SIDIQ
ADITIA 24526005
HAKIKAT,
SEJARAH & PERKEMBANGAN SEMANTIK
BAB 1 Hakikat Semantik: Menyelami
Makna dalam Bahasa
Sejak awal peradaban, manusia telah menggunakan bahasa
bukan hanya untuk menyebut benda atau menyampaikan pesan, tetapi juga untuk
membentuk dan memahami dunia di sekelilingnya. Kata-kata menjadi jembatan
antara pikiran dan realitas, antara individu dan masyarakat. Namun, bagaimana
sebenarnya sebuah kata bisa bermakna? Di sinilah semantik hadirsebagai cabang
linguistik yang mencoba menjawab pertanyaan-pertanyaan mendasar tentang makna.

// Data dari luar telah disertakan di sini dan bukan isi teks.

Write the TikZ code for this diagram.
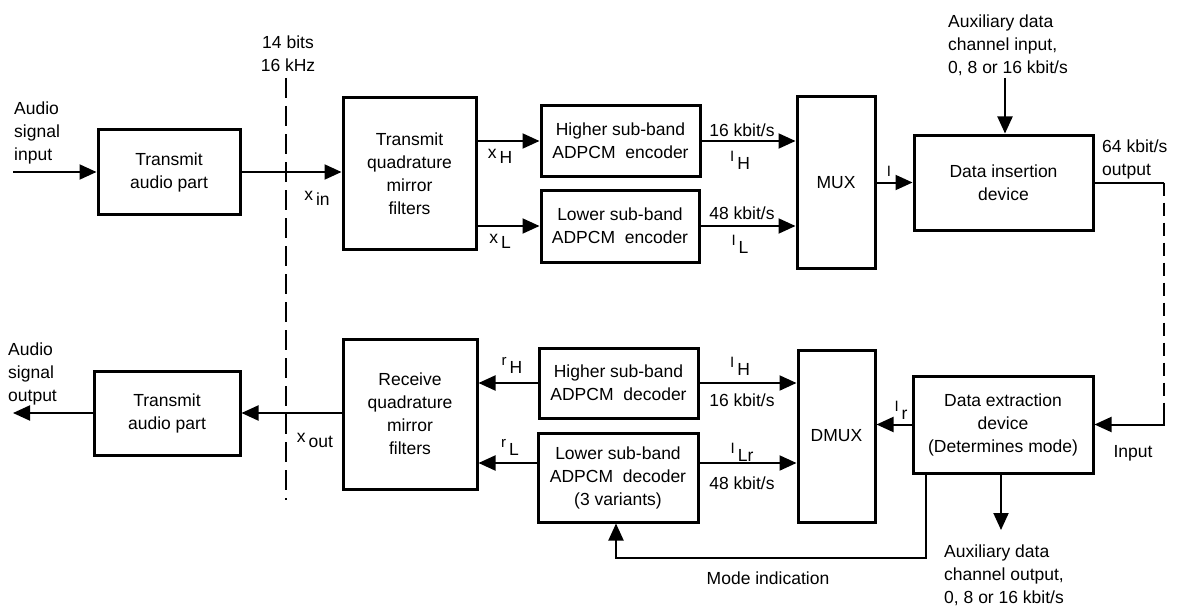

Semantik tidak hanya berkutat pada definisi kata di
dalam kamus. Ia menyelami lebih dalam: bagaimana makna itu hadir, berubah, dan
dipahami dalam konteks komunikasi. Sebagaimana dijelaskan oleh Sipangpang
et al. (2024), kajian semantik menempatkan makna
tidak sebagai sesuatu yang statis, tetapi sebagai sesuatu yang terus bergerak,
hidup dalam interaksi. Sebuah kata bisa memiliki makna berbeda tergantung siapa
yang mengucapkannya, kepada siapa, dalam situasi apa, dan bahkan dalam nada
seperti apa.
Namun, untuk memahami makna, kita harus lebih dulu
memahami bahasa itu sendiri. Bahasa bukanlah alat kosong yang netral; ia adalah
medium yang membentuk cara kita berpikir dan melihat dunia. Warmadewi
(2019) menyatakan bahwa analisis semantik tidak bisa
dilepaskan dari kesadaran akan bahasa sebagai realitas mental dan sosial.
Ketika seseorang berbicara, ia tidak hanya menyusun bunyi, tetapi juga menata
makna berdasarkan pengetahuan, pengalaman, bahkan ideologi yang dimilikinya.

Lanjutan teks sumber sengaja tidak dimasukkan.